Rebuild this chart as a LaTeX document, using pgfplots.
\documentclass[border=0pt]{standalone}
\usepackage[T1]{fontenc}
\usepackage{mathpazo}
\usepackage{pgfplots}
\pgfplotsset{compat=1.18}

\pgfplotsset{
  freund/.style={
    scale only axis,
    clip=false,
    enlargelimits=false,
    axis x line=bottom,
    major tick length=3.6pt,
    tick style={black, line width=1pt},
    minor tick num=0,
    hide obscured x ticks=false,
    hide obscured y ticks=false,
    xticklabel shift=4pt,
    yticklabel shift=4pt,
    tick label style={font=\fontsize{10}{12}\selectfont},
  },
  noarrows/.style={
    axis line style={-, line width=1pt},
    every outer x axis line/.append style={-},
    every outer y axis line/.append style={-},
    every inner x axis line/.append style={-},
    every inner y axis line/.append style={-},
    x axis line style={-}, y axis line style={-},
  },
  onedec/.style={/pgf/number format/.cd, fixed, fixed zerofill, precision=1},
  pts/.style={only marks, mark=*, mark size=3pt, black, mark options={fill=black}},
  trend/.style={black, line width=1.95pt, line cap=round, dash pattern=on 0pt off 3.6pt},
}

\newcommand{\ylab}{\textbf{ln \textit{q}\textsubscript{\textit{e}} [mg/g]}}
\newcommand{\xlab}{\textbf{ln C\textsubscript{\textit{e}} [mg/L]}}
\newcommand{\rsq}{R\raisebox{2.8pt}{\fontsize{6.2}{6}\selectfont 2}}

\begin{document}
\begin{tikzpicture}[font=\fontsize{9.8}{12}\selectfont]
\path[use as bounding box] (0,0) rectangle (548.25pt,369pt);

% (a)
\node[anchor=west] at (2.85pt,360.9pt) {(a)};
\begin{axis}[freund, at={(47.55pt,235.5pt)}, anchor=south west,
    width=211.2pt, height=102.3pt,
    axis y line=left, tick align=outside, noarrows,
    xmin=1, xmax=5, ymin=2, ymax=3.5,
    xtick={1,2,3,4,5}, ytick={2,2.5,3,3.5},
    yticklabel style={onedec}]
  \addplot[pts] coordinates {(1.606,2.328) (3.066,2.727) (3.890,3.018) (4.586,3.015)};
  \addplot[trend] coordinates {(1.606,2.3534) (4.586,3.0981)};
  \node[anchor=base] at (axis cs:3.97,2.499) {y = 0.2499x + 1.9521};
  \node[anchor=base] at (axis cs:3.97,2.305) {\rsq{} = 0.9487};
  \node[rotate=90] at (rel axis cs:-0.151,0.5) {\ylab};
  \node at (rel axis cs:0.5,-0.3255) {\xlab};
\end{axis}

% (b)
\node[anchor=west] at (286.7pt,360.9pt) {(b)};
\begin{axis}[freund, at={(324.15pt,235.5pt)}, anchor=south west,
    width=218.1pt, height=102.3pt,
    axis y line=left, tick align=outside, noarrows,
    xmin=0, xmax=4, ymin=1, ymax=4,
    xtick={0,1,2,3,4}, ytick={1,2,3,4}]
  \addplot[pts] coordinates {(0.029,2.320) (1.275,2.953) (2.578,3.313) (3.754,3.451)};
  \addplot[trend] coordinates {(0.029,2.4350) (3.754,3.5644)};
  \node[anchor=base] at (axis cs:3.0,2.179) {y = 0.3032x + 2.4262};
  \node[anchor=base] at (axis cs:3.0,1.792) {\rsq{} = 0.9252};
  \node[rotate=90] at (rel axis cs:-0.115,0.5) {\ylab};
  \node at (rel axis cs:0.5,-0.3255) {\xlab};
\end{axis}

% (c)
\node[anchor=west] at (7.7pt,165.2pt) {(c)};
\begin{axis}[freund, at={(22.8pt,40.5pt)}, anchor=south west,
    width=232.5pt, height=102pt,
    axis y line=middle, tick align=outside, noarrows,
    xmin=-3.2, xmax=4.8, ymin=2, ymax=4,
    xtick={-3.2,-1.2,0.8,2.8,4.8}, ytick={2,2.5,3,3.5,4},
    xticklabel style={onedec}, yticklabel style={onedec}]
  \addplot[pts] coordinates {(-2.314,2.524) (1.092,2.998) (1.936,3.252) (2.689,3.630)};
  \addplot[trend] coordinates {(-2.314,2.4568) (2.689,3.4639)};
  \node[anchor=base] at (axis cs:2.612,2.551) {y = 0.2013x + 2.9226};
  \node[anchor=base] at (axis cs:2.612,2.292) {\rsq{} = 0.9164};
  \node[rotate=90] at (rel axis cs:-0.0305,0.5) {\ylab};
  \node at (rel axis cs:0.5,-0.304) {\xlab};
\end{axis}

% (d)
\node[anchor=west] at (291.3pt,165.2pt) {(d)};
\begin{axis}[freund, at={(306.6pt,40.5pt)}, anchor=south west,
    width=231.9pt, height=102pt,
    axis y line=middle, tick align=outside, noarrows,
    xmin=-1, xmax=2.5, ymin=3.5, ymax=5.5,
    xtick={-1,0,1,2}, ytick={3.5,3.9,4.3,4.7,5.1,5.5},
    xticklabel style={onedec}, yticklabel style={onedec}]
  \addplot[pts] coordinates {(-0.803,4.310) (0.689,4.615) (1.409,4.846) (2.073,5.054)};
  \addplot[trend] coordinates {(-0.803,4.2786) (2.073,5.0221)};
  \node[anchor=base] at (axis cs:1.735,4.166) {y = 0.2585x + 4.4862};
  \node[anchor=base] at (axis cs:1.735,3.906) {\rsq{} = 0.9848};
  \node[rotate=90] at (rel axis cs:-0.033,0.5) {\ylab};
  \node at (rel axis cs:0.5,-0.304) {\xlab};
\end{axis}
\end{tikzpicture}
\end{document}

----

▸ **Requirement**:
Quote exactly the opening line of the material above and every line after it, up to and including the line that contains "(0,0) rectangle (548.25pt,369pt);".

▸ **Task solution**:
Rebuild this chart as a LaTeX document, using pgfplots.
\documentclass[border=0pt]{standalone}
\usepackage[T1]{fontenc}
\usepackage{mathpazo}
\usepackage{pgfplots}
\pgfplotsset{compat=1.18}

\pgfplotsset{
  freund/.style={
    scale only axis,
    clip=false,
    enlargelimits=false,
    axis x line=bottom,
    major tick length=3.6pt,
    tick style={black, line width=1pt},
    minor tick num=0,
    hide obscured x ticks=false,
    hide obscured y ticks=false,
    xticklabel shift=4pt,
    yticklabel shift=4pt,
    tick label style={font=\fontsize{10}{12}\selectfont},
  },
  noarrows/.style={
    axis line style={-, line width=1pt},
    every outer x axis line/.append style={-},
    every outer y axis line/.append style={-},
    every inner x axis line/.append style={-},
    every inner y axis line/.append style={-},
    x axis line style={-}, y axis line style={-},
  },
  onedec/.style={/pgf/number format/.cd, fixed, fixed zerofill, precision=1},
  pts/.style={only marks, mark=*, mark size=3pt, black, mark options={fill=black}},
  trend/.style={black, line width=1.95pt, line cap=round, dash pattern=on 0pt off 3.6pt},
}

\newcommand{\ylab}{\textbf{ln \textit{q}\textsubscript{\textit{e}} [mg/g]}}
\newcommand{\xlab}{\textbf{ln C\textsubscript{\textit{e}} [mg/L]}}
\newcommand{\rsq}{R\raisebox{2.8pt}{\fontsize{6.2}{6}\selectfont 2}}

\begin{document}
\begin{tikzpicture}[font=\fontsize{9.8}{12}\selectfont]
\path[use as bounding box] (0,0) rectangle (548.25pt,369pt);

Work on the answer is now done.